Но есть интересная способность у списков, и мне кажется, что она релевантна для нашего разговора. Списки очень часто фигурируют в как минимум двух контекстах, не связанных с поэзией, но к этому стихотворению, на мой взгляд, применимых. Во-первых, составление списков очень часто упоминается как копинговая стратегия. Это стратегии для преодоления невыносимых состояний. Состояния стресса, ностальгии, тоски по потерянному прошлому и невыносимого 1922 года, безусловно, заслуживают каких-то копинговых стратегий.

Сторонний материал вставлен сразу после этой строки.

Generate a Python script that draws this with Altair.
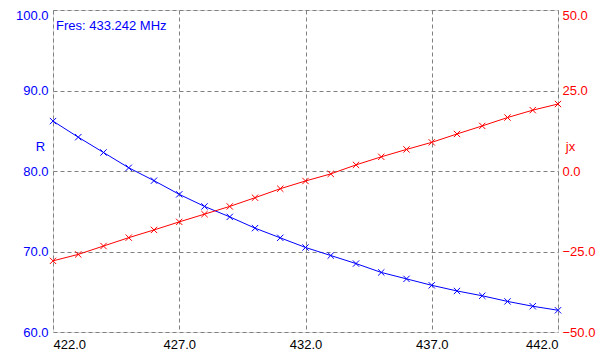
import altair as alt
import pandas as pd

freq = [422, 423, 424, 425, 426, 427, 428, 429, 430, 431, 432,
        433, 434, 435, 436, 437, 438, 439, 440, 441, 442]
r_vals = [86.2, 84.2, 82.3, 80.4, 78.8, 77.1, 75.6, 74.3, 72.9, 71.7, 70.5,
          69.5, 68.5, 67.4, 66.6, 65.8, 65.1, 64.5, 63.8, 63.2, 62.7]
jx_vals = [-27.9, -25.9, -23.3, -20.7, -18.3, -15.8, -13.4, -11.0, -8.3, -5.5, -3.1,
           -0.9, 1.9, 4.4, 6.7, 8.9, 11.5, 14.0, 16.6, 18.9, 20.8]
x_ticks = [422, 427, 432, 437, 442]
r_ticks = [60, 70, 80, 90, 100]
jx_ticks = [-50, -25, 0, 25, 50]
annotation = "Fres: 433.242 MHz"

df = pd.DataFrame({"f": freq, "R": r_vals, "jx": jx_vals})

FONT = "Liberation Sans"
FS = 13
BLUE = "#0000ff"
RED = "#ff0000"
XSHAPE = "M-1,-1L1,1M-1,1L1,-1"

x_enc = alt.X("f:Q", scale=alt.Scale(domain=[422, 442], nice=False, zero=False),
              axis=alt.Axis(values=x_ticks, format=".1f", title=None, ticks=False,
                            labelPadding=6, labelColor="black", labelFont=FONT,
                            labelFontSize=FS, grid=True, gridColor="#808080",
                            gridDash=[4, 3], domain=False))

r_axis = alt.Axis(values=r_ticks, format=".1f", title="R", titleAngle=0,
                  titleX=-13, titleY=136, titleAlign="center", titleBaseline="middle",
                  titleColor=BLUE, titleFont=FONT, titleFontSize=FS,
                  titleFontWeight="normal", ticks=False, labelPadding=5,
                  labelColor=BLUE, labelFont=FONT, labelFontSize=FS, grid=True,
                  labelBaseline={"condition": {"test": "datum.value == 100", "value": "top"},
                                 "value": "middle"},
                  labelOffset={"condition": {"test": "datum.value == 100", "value": -1},
                               "value": 0},
                  gridColor="#808080", gridDash=[4, 3], domain=False, orient="left")

jx_axis = alt.Axis(values=jx_ticks, format=".1f", title="jx", titleAngle=0,
                   titleX=12, titleY=136, titleAlign="center", titleBaseline="middle",
                   titleColor=RED, titleFont=FONT, titleFontSize=FS,
                   titleFontWeight="normal", ticks=False, labelPadding=4,
                   labelColor=RED, labelFont=FONT, labelFontSize=FS, grid=False,
                   labelBaseline={"condition": {"test": "datum.value == 50", "value": "top"},
                                  "value": "middle"},
                   labelOffset={"condition": {"test": "datum.value == 50", "value": -1},
                                "value": 0},
                   domain=False, orient="right")

base = alt.Chart(df)

r_line = base.mark_line(color=BLUE, strokeWidth=1).encode(
    x=x_enc, y=alt.Y("R:Q", scale=alt.Scale(domain=[60, 100], nice=False, zero=False), axis=r_axis))
r_pts = base.mark_point(shape=XSHAPE, size=40, color=BLUE, filled=False, strokeWidth=1, opacity=1).encode(
    x="f:Q", y="R:Q")

jx_line = base.mark_line(color=RED, strokeWidth=1).encode(
    x="f:Q", y=alt.Y("jx:Q", scale=alt.Scale(domain=[-50, 50], nice=False, zero=False), axis=jx_axis))
jx_pts = base.mark_point(shape=XSHAPE, size=40, color=RED, filled=False, strokeWidth=1, opacity=1).encode(
    x="f:Q", y="jx:Q")

note = alt.Chart(pd.DataFrame({"t": [annotation]})).mark_text(
    align="left", baseline="middle", font=FONT, fontSize=FS, color=BLUE
).encode(text="t:N", x=alt.value(3), y=alt.value(16))

left = alt.layer(r_line, r_pts, note)
right = alt.layer(jx_line, jx_pts)

chart = alt.layer(left, right).resolve_scale(y="independent").properties(
    width=505, height=322,
    autosize=alt.AutoSizeParams(type="none"),
    padding={"left": 45, "top": 2, "right": 43, "bottom": 20},
).configure_view(stroke="black", strokeWidth=1.5).configure(background="white")

chart.save("out.html", embed_options={"renderer": "svg", "actions": False})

И когда в 1922 году человек в положении Кузмина составляет списки того, что утеряно навсегда и что он, как правильно говорили коллеги и в первую очередь Олег, был бы рад воскресить, как Лазаря, к нынешней жизни, это вполне может восприниматься и таким способом тоже. И второй контекст, в котором очень часто идет разговор о списках, — это, конечно, обсессивно-компульсивное поведение. Это тоже способ реакции на невыносимую ситуацию. И мы встречаем это в дневниках блокадников, мы встречаем это — вот Олег упоминал ситуацию голода в армии, — когда люди начинают составлять списки того, до чего никаким другим способом не могут добраться. И есть вполне внятные исследования того, почему составление таких списков несколько облегчает душевную боль. 

И можно представить себе, что, конечно, в этом виртуозно составленном стихотворении эта практика носит не только творческий, но, может быть, и личностно необходимый характер. Это фантазия, безусловно, и не имеет, наверное, никакого отношения к реальности, но предаваться ей мне никто не может запретить.

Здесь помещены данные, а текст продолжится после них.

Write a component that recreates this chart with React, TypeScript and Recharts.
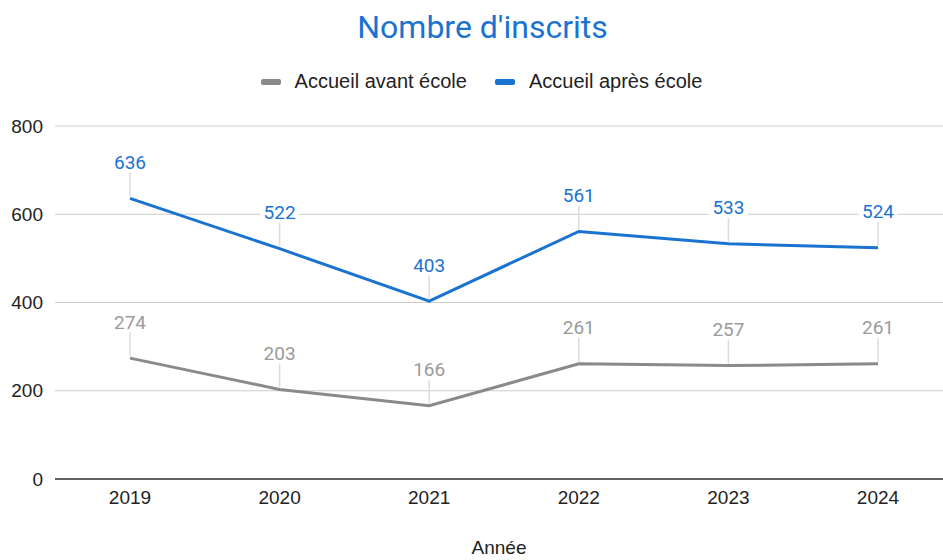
import { LineChart, Line, XAxis, YAxis, CartesianGrid, Legend, LabelList } from 'recharts';

const years = ['2019', '2020', '2021', '2022', '2023', '2024'];
const avantEcole = [274, 203, 166, 261, 257, 261];
const apresEcole = [636, 522, 403, 561, 533, 524];
const yTicks = [0, 200, 400, 600, 800];

const GREY = '#8a8a8a';
const GREY_LABEL = '#9a9a9a';
const BLUE = '#1a73d1';
const FONT = 'Arial, "Liberation Sans", sans-serif';

const data = years.map((year, i) => ({
  year,
  avant: avantEcole[i],
  apres: apresEcole[i],
}));

const makeLabel = (color: string) => (props: any) => {
  const { x, y, value } = props;
  const w = String(value).length * 11 + 6;
  return (
    <g>
      <line x1={x} y1={y - 2} x2={x} y2={y - 27} stroke="#dddddd" strokeWidth={1.5} />
      <rect x={x - w / 2} y={y - 47} width={w} height={21} fill="#ffffff" />
      <text
        x={x}
        y={y - 36}
        textAnchor="middle"
        dominantBaseline="central"
        fill={color}
        fontSize={19}
        fontFamily="Roboto, sans-serif"
      >
        {value}
      </text>
    </g>
  );
};

function LegendContent() {
  const items = [
    { name: 'Accueil avant école', color: GREY },
    { name: 'Accueil après école', color: BLUE },
  ];
  return (
    <div style={{ display: 'flex', justifyContent: 'center', gap: 28, paddingLeft: 20, fontFamily: FONT, fontSize: 20, color: '#222' }}>
      {items.map((it) => (
        <div key={it.name} style={{ display: 'flex', alignItems: 'center', gap: 14 }}>
          <div style={{ width: 20, height: 6, borderRadius: 2, background: it.color }} />
          <span>{it.name}</span>
        </div>
      ))}
    </div>
  );
}

export default function App() {
  return (
    <div style={{ position: 'absolute', left: 0, top: 0, width: 943, height: 560, background: '#fff' }}>
      <div
        style={{
          position: 'absolute',
          top: 8,
          left: 22,
          width: 921,
          textAlign: 'center',
          fontFamily: 'Roboto, sans-serif',
          fontSize: 32,
          color: BLUE,
          zIndex: 2,
        }}
      >
        Nombre d'inscrits
      </div>
      <LineChart width={943} height={560} data={data} margin={{ top: 126, right: 0, bottom: 0, left: 0 }}>
        <CartesianGrid vertical={false} stroke="#cccccc" />
        <XAxis
          dataKey="year"
          axisLine={{ stroke: '#333', strokeWidth: 1.5 }}
          tickLine={false}
          tickSize={0}
          tickMargin={12}
          padding={{ left: 75, right: 65 }}
          height={81}
          tick={{ fill: '#222', fontSize: 19, fontFamily: FONT }}
          label={{
            value: 'Année',
            position: 'insideBottom',
            offset: 6,
            fill: '#222',
            fontSize: 19,
            fontFamily: FONT,
          }}
        />
        <YAxis
          domain={[0, 800]}
          ticks={yTicks}
          axisLine={false}
          tickLine={false}
          tickSize={0}
          tickMargin={12}
          width={55}
          tick={{ fill: '#222', fontSize: 19, fontFamily: FONT }}
        />
        <Legend verticalAlign="middle" wrapperStyle={{ top: 70, left: 0, width: 943 }} content={<LegendContent />} />
        <Line
          type="linear"
          dataKey="avant"
          name="Accueil avant école"
          stroke={GREY}
          strokeWidth={3}
          dot={false}
          isAnimationActive={false}
        >
          <LabelList dataKey="avant" content={makeLabel(GREY_LABEL)} />
        </Line>
        <Line
          type="linear"
          dataKey="apres"
          name="Accueil après école"
          stroke={BLUE}
          strokeWidth={3}
          dot={false}
          isAnimationActive={false}
        >
          <LabelList dataKey="apres" content={makeLabel(BLUE)} />
        </Line>
      </LineChart>
    </div>
  );
}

И вторая тема, о которой мне хотелось бы поговорить, — это, конечно… Опять: я не компетентна об этом говорить, но мне хотелось бы ее упомянуть — это, конечно, диалектика этого стихотворения. Это бесконечное расслоение его на противопоставления, на огромное количество противопоставлений. Понятно, что самое простое и наивное, что здесь можно сказать, —  это противопоставление высокого и низкого в диапазоне от того размера, который был взят Кузминым, и той песенки, которая упоминается в качестве толчка к основному разговору. Это противопоставление различных ритмов, одни из которых ассоциируются с высокой поэзией, другие — с низким городским фольклором. И если начинать рассматривать стихотворение сквозь эту призму дихотомии и противопоставлений, оно начинает расслаиваться на огромное количество дополнительных смыслов. Какие-то из них явно показаны: противопоставление старообрядцев и высокой официальной русской церкви; какие-то из них требуют наводки на резкость: роковая поза, но она провинциальная, это смешение высокого и низкого, «набекрень нашлепнутый картуз». «Все вспомнят, даже те, / которым помнить-то нечего», вот эти игры в двойственность, в такое покачивание на качелях двойственности. И так можно начать читать весь текст, постоянно видя, что Кузмин не дает ни себе, ни читателю ни подняться слишком высоко, ни опуститься слишком низко. И это игра, которая довольно сильно изматывает, это такая игра между возбуждением и заземлением всё время, которая создает очень сильную эмоциональную глубину при чтении. Особенно я готовилась читать это стихотворение вслух, это не самая легкая задача, и я перечитывала его много-много-много раз, в том числе вслух, и убедилась, что эта необходимость постоянно ради соблюдения этих высоких и низких (и не только, естественно, высоких и низких) сочетаний выматывает читателя эмоционально. И надо полагать, что это нарратора тоже удерживает в некотором очень сложном эмоциональном состоянии. Вот этот еще слой оптики я хотела предложить. 

Лекманов: Спасибо огромное, Линор. Я хотел сказать, что есть работа в американском сборнике про Кузмина, про каталоги Кузмина, про перечни Кузмина, где есть микроанализ нашего стихотворения тоже. Если хотите, Линор, я вам потом…

Горалик: Я буду очень благодарна, меня очень эта тема интересует по совершенно личным причинам.

Лекманов: Я пришлю вам ссылочку.

Лейбов: Там именно про Кузмина, а мне попадалось что-то более общее про поэтику каталога, и если я действительно как-то со своей «базой данных» в голове разберусь, то я, может быть, тоже вспомню и пришлю в частном порядке.

Вопросы и ответы. Два замечания я выделю и прочитаю. Антон напоминает об Уитмене: «Возможно, есть переклички с Уитменом», — это надо обдумать, на самом деле. И Елена сообщает, что есть неопубликованные симфонические произведения Кузмина в отделе рукописей Российской национальной библиотеки, 412-й фонд. Это очень приятно — получать сразу архивную справку.

Наверное, мы завершаем этот разговор.